Estas primeiras determinações são grande coisa, ainda que, neste primeiro estado, seja preciso ir-se detendo e ater-se à discrição e parecer do mestre; mas há-de olhar-se a que seja tal, que não ensine a andar como sapos nem se contente com que a alma se afaça a só caçar lagartixas. A humildade, no entanto, sempre à frente para se compreender que não hão-de vir – estas forças – das nossas.

[2.] Outra tentação que há logo muito de ordinário, é desejar que todos sejam muito espirituais, pois começam a saborear o sossego e o lucro que ele traz. Desejar isto não é mal; o procurá-lo é que poderá não ser bem se não há muita discrição e dissimulação para proceder de modo a não parecer que querem ensinar; porque neste caso, quem quiser fazer algum bem, precisa de ter as virtudes muito fortes para não causar tentação aos outros.
[3.] Dá ainda outra tentação que é sentir pena dos pecados e faltas que se vêem nos outros. É que todas elas vêm com capa de zelo pela virtude que é mister entender e andar com cuidado. Inquieta isto tanto que impede a oração, e o maior dano é pensar que é virtude e perfeição e grande zelo de Deus. Procuremos, pois, atender sempre às virtudes e às coisas boas que virmos nos outros e tapar seus defeitos com os nossos grandes pecados.

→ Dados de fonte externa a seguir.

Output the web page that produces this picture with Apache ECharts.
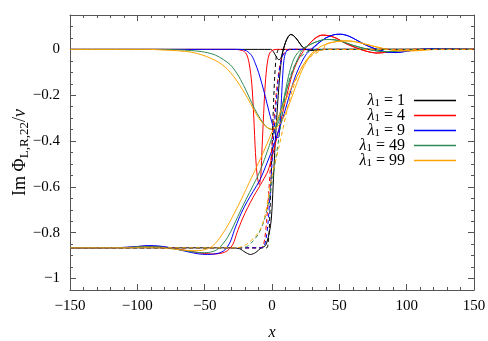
<!DOCTYPE html>
<html>
<head>
<meta charset="utf-8">
<script src="https://cdn.jsdelivr.net/npm/echarts@6/dist/echarts.min.js"></script>
<style>
  html, body { margin: 0; padding: 0; background: #fff; }
  #chart { width: 488px; height: 341px; }
</style>
</head>
<body>
<div id="chart"></div>
<script>
// λ values and line colours
const lambdas = [1, 4, 9, 49, 99];
const colors = ['#000000', '#ff0000', '#0000ff', '#2e8b57', '#ffa500'];

// solid curves starting at -0.866 on the left
const black_A = [[-150,-0.866],[-30,-0.866],[-24,-0.87],[-20,-0.885],[-16,-0.895],[-12,-0.886],[-8,-0.866],[-5.5,-0.86],[-4,-0.845],[-2,-0.8],[-0.5,-0.74],[0.8,-0.6],[2,-0.45],[3.5,-0.3],[5,-0.17],[6.5,-0.07],[8,-0.01],[10,0.03],[12,0.055],[14,0.065],[16,0.06],[19,0.04],[22,0.015],[25,0],[30,-0.004],[40,0],[150,0]];
const red_A = [[-150,-0.866],[-110,-0.865],[-95,-0.859],[-85,-0.86],[-75,-0.866],[-65,-0.876],[-55,-0.887],[-45,-0.893],[-38,-0.89],[-33,-0.878],[-29,-0.85],[-26,-0.8],[-22,-0.74],[-18,-0.69],[-14,-0.645],[-10,-0.605],[-7,-0.575],[-3,-0.53],[0,-0.47],[3,-0.4],[7,-0.3],[11,-0.2],[15,-0.11],[19,-0.05],[23,-0.01],[27,0.02],[32,0.048],[37,0.062],[42,0.06],[48,0.048],[55,0.025],[62,0.008],[70,-0.008],[78,-0.016],[86,-0.012],[95,-0.004],[105,0],[150,0]];
const blue_A = [[-150,-0.866],[-115,-0.865],[-100,-0.86],[-92,-0.856],[-84,-0.858],[-75,-0.866],[-65,-0.88],[-55,-0.892],[-48,-0.895],[-40,-0.89],[-35,-0.875],[-31,-0.84],[-28,-0.79],[-24,-0.73],[-19,-0.67],[-14,-0.62],[-9,-0.57],[-4,-0.5],[0,-0.44],[4,-0.37],[8,-0.3],[12,-0.22],[16,-0.14],[20,-0.08],[25,-0.025],[29,0],[34,0.025],[40,0.05],[46,0.064],[51,0.066],[57,0.058],[63,0.04],[70,0.018],[77,0.002],[84,-0.01],[92,-0.014],[100,-0.008],[110,0],[120,0.003],[130,0.003],[140,0.001],[150,0]];
const green_A = [[-150,-0.866],[-110,-0.865],[-98,-0.861],[-88,-0.861],[-78,-0.866],[-68,-0.875],[-58,-0.884],[-50,-0.887],[-44,-0.882],[-40,-0.87],[-36,-0.845],[-32,-0.81],[-27,-0.75],[-21,-0.675],[-15,-0.605],[-10,-0.545],[-5,-0.47],[0,-0.385],[4,-0.315],[8,-0.235],[12,-0.155],[16,-0.085],[20,-0.03],[23,0],[28,0.02],[34,0.035],[40,0.043],[46,0.042],[53,0.032],[60,0.018],[68,0.005],[76,-0.005],[84,-0.01],[92,-0.008],[100,-0.003],[110,0],[150,0]];
const orange_A = [[-150,-0.866],[-110,-0.866],[-95,-0.864],[-85,-0.866],[-75,-0.87],[-66,-0.876],[-60,-0.878],[-55,-0.878],[-50,-0.874],[-46,-0.865],[-43,-0.852],[-40,-0.832],[-37,-0.807],[-33,-0.77],[-28,-0.715],[-22,-0.645],[-16,-0.57],[-10,-0.495],[-5,-0.43],[0,-0.36],[4,-0.305],[8,-0.25],[13,-0.185],[18,-0.125],[23,-0.07],[28,-0.028],[33,0],[40,0.022],[48,0.034],[55,0.037],[62,0.033],[70,0.022],[78,0.01],[86,0],[95,-0.006],[105,-0.006],[115,-0.002],[125,0],[150,0]];

// solid curves starting at 0 on the left (left part; they meet the A curves at joinX)
const black_B = [[-150,0],[-1,0],[1,-0.01],[3,-0.03],[5,-0.045],[6.5,-0.04],[8,-0.01]];
const red_B = [[-150,0],[-28,0],[-22,-0.005],[-19,-0.02],[-17,-0.06],[-15,-0.15],[-13.5,-0.3],[-12.3,-0.45],[-11,-0.55],[-9.5,-0.59],[-8.3,-0.55],[-7.3,-0.42],[-6.2,-0.28],[-5,-0.15],[-3.5,-0.06],[-2,-0.02],[0,-0.005],[3,0],[23,0]];
const blue_B = [[-150,0],[-24,0],[-19,-0.006],[-15,-0.028],[-12.5,-0.06],[-10,-0.1],[-7.5,-0.15],[-5,-0.205],[-2.5,-0.265],[0,-0.32],[2,-0.36],[3.5,-0.385],[4.8,-0.385],[5.8,-0.34],[6.8,-0.24],[7.8,-0.13],[8.8,-0.05],[10.3,-0.012],[13,0],[28,0]];
const green_B = [[-150,0],[-85,0],[-70,-0.002],[-60,-0.005],[-50,-0.012],[-42,-0.025],[-36,-0.045],[-31,-0.067],[-26,-0.105],[-21,-0.158],[-17,-0.208],[-13,-0.258],[-9,-0.3],[-5,-0.333],[-2,-0.347],[1,-0.35],[4,-0.33],[7,-0.27],[10,-0.18],[13,-0.1],[16,-0.045],[19,-0.015],[22,0]];
const orange_B = [[-150,0],[-92,0],[-80,-0.003],[-70,-0.006],[-60,-0.012],[-52,-0.024],[-45,-0.04],[-40,-0.055],[-35,-0.076],[-31,-0.1],[-26,-0.138],[-22,-0.175],[-18,-0.214],[-14,-0.258],[-10,-0.298],[-6,-0.328],[-3,-0.343],[0,-0.348],[3,-0.343],[6,-0.325],[10,-0.28],[14,-0.22],[18,-0.155],[22,-0.095],[26,-0.05],[30,-0.02],[34,-0.005],[38,0]];
const joinX = [10, 27, 29, 28, 40];

// dashed curves
const black_S = [[-150,-0.866],[-4,-0.866],[-3,-0.85],[-2,-0.78],[-1,-0.62],[0,-0.44],[1,-0.26],[2,-0.12],[3,-0.04],[4,-0.01],[5,0],[150,0]];
const red_S = [[-150,-0.866],[-9,-0.866],[-7,-0.86],[-5.5,-0.83],[-4,-0.75],[-2.5,-0.63],[-1,-0.5],[0.5,-0.38],[2,-0.27],[3.5,-0.17],[5,-0.1],[7,-0.04],[10,-0.01],[14,0],[150,0]];
const blue_S = [[-150,-0.866],[-8,-0.866],[-6,-0.86],[-4.5,-0.83],[-3,-0.76],[-1.5,-0.64],[0,-0.5],[1.5,-0.36],[3,-0.24],[4.5,-0.14],[6,-0.07],[8,-0.025],[11,-0.005],[14,0],[150,0]];
const green_S = [[-150,-0.866],[-22,-0.866],[-18,-0.858],[-14,-0.836],[-10,-0.805],[-6,-0.75],[-3,-0.68],[0,-0.58],[3,-0.47],[6,-0.35],[8,-0.27],[10,-0.2],[13,-0.13],[16,-0.08],[20,-0.04],[25,-0.015],[32,0],[150,0]];
const orange_S = [[-150,-0.866],[-26,-0.866],[-22,-0.86],[-18,-0.847],[-13,-0.82],[-9,-0.79],[-5,-0.72],[-2,-0.62],[0,-0.55],[2.5,-0.49],[5,-0.43],[8,-0.35],[11,-0.27],[14,-0.2],[18,-0.13],[23,-0.07],[28,-0.035],[34,-0.012],[40,0],[150,0]];

// axis ticks
const yMajor = [-1, -0.8, -0.6, -0.4, -0.2, 0];

const FONT = '"Liberation Serif", "DejaVu Serif", serif';
const frame = '#555';

const solidA = [black_A, red_A, blue_A, green_A, orange_A];
const solidB = [black_B, red_B, blue_B, green_B, orange_B];
const dashed = [black_S, red_S, blue_S, green_S, orange_S];
const names = lambdas.map(l => 'l' + l);

function fmt(v) {
  const r = Math.round(v * 10) / 10;
  if (r === 0) return '0';
  return (r < 0 ? '\u2212' : '') + Math.abs(r);
}

function line(name, data, color, type, smooth) {
  return { name: name, type: 'line', data: data, symbol: 'none', smooth: smooth,
    lineStyle: { color: color, width: 1, type: type || 'solid' }, itemStyle: { color: color } };
}

let series = [];
solidA.forEach((a, i) => {
  series.push(line(names[i], a, colors[i], 'solid', i >= 3 ? 0.45 : 0.3));
  let b = solidB[i].concat(a.filter(p => p[0] >= joinX[i]));
  series.push(line(names[i], b, colors[i], 'solid', 0.3));
});
dashed.forEach((d, i) => {
  series.push(line(names[i], d, colors[i], [4, 3], 0.3));
});

const tickStyle = { color: frame, width: 1 };
function xAx(pos, labels) {
  return {
    type: 'value', min: -150, max: 150, interval: 50, position: pos,
    axisLine: { show: true, onZero: false, lineStyle: tickStyle },
    axisTick: { inside: true, length: 6, lineStyle: tickStyle },
    minorTick: { show: true, splitNumber: 5, length: 3, lineStyle: tickStyle },
    splitLine: { show: false },
    axisLabel: { show: labels, margin: 9, color: '#000', fontFamily: FONT, fontSize: 15, formatter: fmt },
    name: labels ? 'x' : '', nameLocation: 'middle', nameGap: 35, nameMoveOverlap: false,
    nameTextStyle: { fontFamily: FONT, fontStyle: 'italic', fontSize: 16, color: '#000' }
  };
}
function yMajorAx(pos, labels) {
  return {
    type: 'value', min: -1.05, max: 0.15, position: pos,
    axisLine: { show: true, onZero: false, lineStyle: tickStyle },
    axisTick: { inside: true, length: 6, lineStyle: tickStyle, customValues: yMajor },
    splitLine: { show: false },
    axisLabel: { show: labels, customValues: yMajor, margin: 10, color: '#000', fontFamily: FONT, fontSize: 15, formatter: fmt },
    name: labels ? '{a|Im \u03A6}{s|L,R,22}{a|/}{i|v}' : '', nameLocation: 'middle', nameGap: 39, nameRotate: 90,
    nameMoveOverlap: false,
    nameTextStyle: {
      color: '#000', fontFamily: FONT, fontSize: 18,
      rich: {
        a: { fontFamily: FONT, fontSize: 18, color: '#000' },
        s: { fontFamily: FONT, fontSize: 13, color: '#000', padding: [9, 0, 0, 0] },
        i: { fontFamily: FONT, fontSize: 18, fontStyle: 'italic', color: '#000' }
      }
    }
  };
}
function yMinorAx(pos) {
  return {
    type: 'value', min: -1.05, max: 0.15, interval: 0.05, position: pos,
    axisLine: { show: false, onZero: false },
    axisTick: { inside: true, length: 3, lineStyle: tickStyle },
    splitLine: { show: false },
    axisLabel: { show: false }
  };
}

const chart = echarts.init(document.getElementById('chart'), null, { renderer: 'canvas' });
chart.setOption({
  animation: false,
  backgroundColor: '#fff',
  grid: { left: 70, right: 14, top: 15, bottom: 51, containLabel: false, outerBoundsMode: 'none' },
  xAxis: [xAx('bottom', true), xAx('top', false)],
  yAxis: [yMajorAx('left', true), yMinorAx('left'), yMajorAx('right', false), yMinorAx('right')],
  legend: {
    data: names, orient: 'vertical', right: 27, top: 87, align: 'right',
    icon: 'path://M0,0 L40,0 L40,1.5 L0,1.5 Z',
    itemWidth: 42, itemHeight: 1.6, itemGap: -2,
    formatter: n => '{g|\u03BB}{s|1}{t| = ' + n.slice(1) + '}',
    textStyle: {
      color: '#000', fontFamily: FONT, fontSize: 16, lineHeight: 14,
      rich: {
        g: { fontFamily: FONT, fontSize: 16, fontStyle: 'italic', color: '#000', lineHeight: 14 },
        s: { fontFamily: FONT, fontSize: 11, color: '#000', padding: [6, 0, 0, 0], lineHeight: 8 },
        t: { fontFamily: FONT, fontSize: 16, color: '#000', padding: [0, 4, 0, 0], lineHeight: 14 }
      }
    }
  },
  series: series
});
</script>
</body>
</html>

E com esta maneira de agir – embora não se faça logo com perfeição – ganha-se uma grande virtude, que é: de termos a todos por melhores do que nós.
[4.] Pois voltando aos que discorrem, [fácil e grande capacidade de reflectir] digo que não se lhes vá todo o tempo nisso; imaginem-se diante de Cristo e, sem cansaço do entendimento, estejam falando e regalando-se com Ele, sem se cansarem a compor razões, mas apresentando-Lhe necessidades e a razão que Ele tem para não nos sofrer ali; uma coisa a um tempo e outra a outro, para que se não canse a alma de comer sempre o mesmo manjar. Estes são muito gostosos e proveitosos – se o paladar se acostuma a comer deles – e trazem consigo grande sustento para dar à alma vida e grandes lucros.
– [por exemplo] ponhamo-nos a pensar num passo da Paixão, digamos, o de quando o Senhor estava atado à coluna. Anda o entendimento rebuscando o que ali há a considerar: as grandes dores e pena que Sua Majestade teria naquela soledade e outras muitas coisas que, se o entendimento é vivo, poderá deduzir daqui. Este é o modo de oração por que todos hão-de começar e continuar e acabar; é mui excelente e seguro caminho, até que o Senhor os leve a outras coisas sobrenaturais.
– mas, no entanto, há muitas almas que tirarão mais proveito de outras meditações do que na da sagrada Paixão pois, assim como há muitas moradas no Céu, há muitos caminhos. Algumas pessoas aproveitam considerando-se no inferno, outras no Céu – e afligem-se em pensar no inferno – outras na morte. Algumas, se são ternas de coração, doem-se muito de pensar sempre na Paixão e regalam-se e tiram fruto em contemplar o poder e a grandeza de Deus nas criaturas e o amor que nos teve, o qual se manifesta em todas as coisas. E é admirável maneira esta de proceder não deixando, no entanto, muitas vezes a Paixão e vida de Cristo, que é donde nos veio e vem todo o bem.
[4.] Embora isto do conhecimento próprio jamais se deva deixar, não há alma tão gigante que não tenha muitas vezes de tornar a ser menino e de mamar (e isto jamais se olvide e quiçá o direi mais vezes, porque importa muito). É que não há estado de oração tão subido que não seja muitas vezes necessário tornar ao princípio. E isto dos pecados e conhecimento próprio é o pão com que todos os manjares se hão-de comer, por delicados que estes sejam, neste caminho de oração e sem este pão elas não se poderiam sustentar. Mas há-de comer-se com conta e medida. Depois que uma alma se vê já rendida e entende claramente que de si não tem coisa boa, e se sente envergonhada diante de tão grande Rei, e vê o pouco que Lhe paga para o muito que Lhe deve, que necessidade há de gastar aqui o tempo? Mas sim irmos a outras coisas que o Senhor nos põe diante e não há razão para que as deixemos, pois Sua Majestade sabe melhor do que nós o que nos convém comer.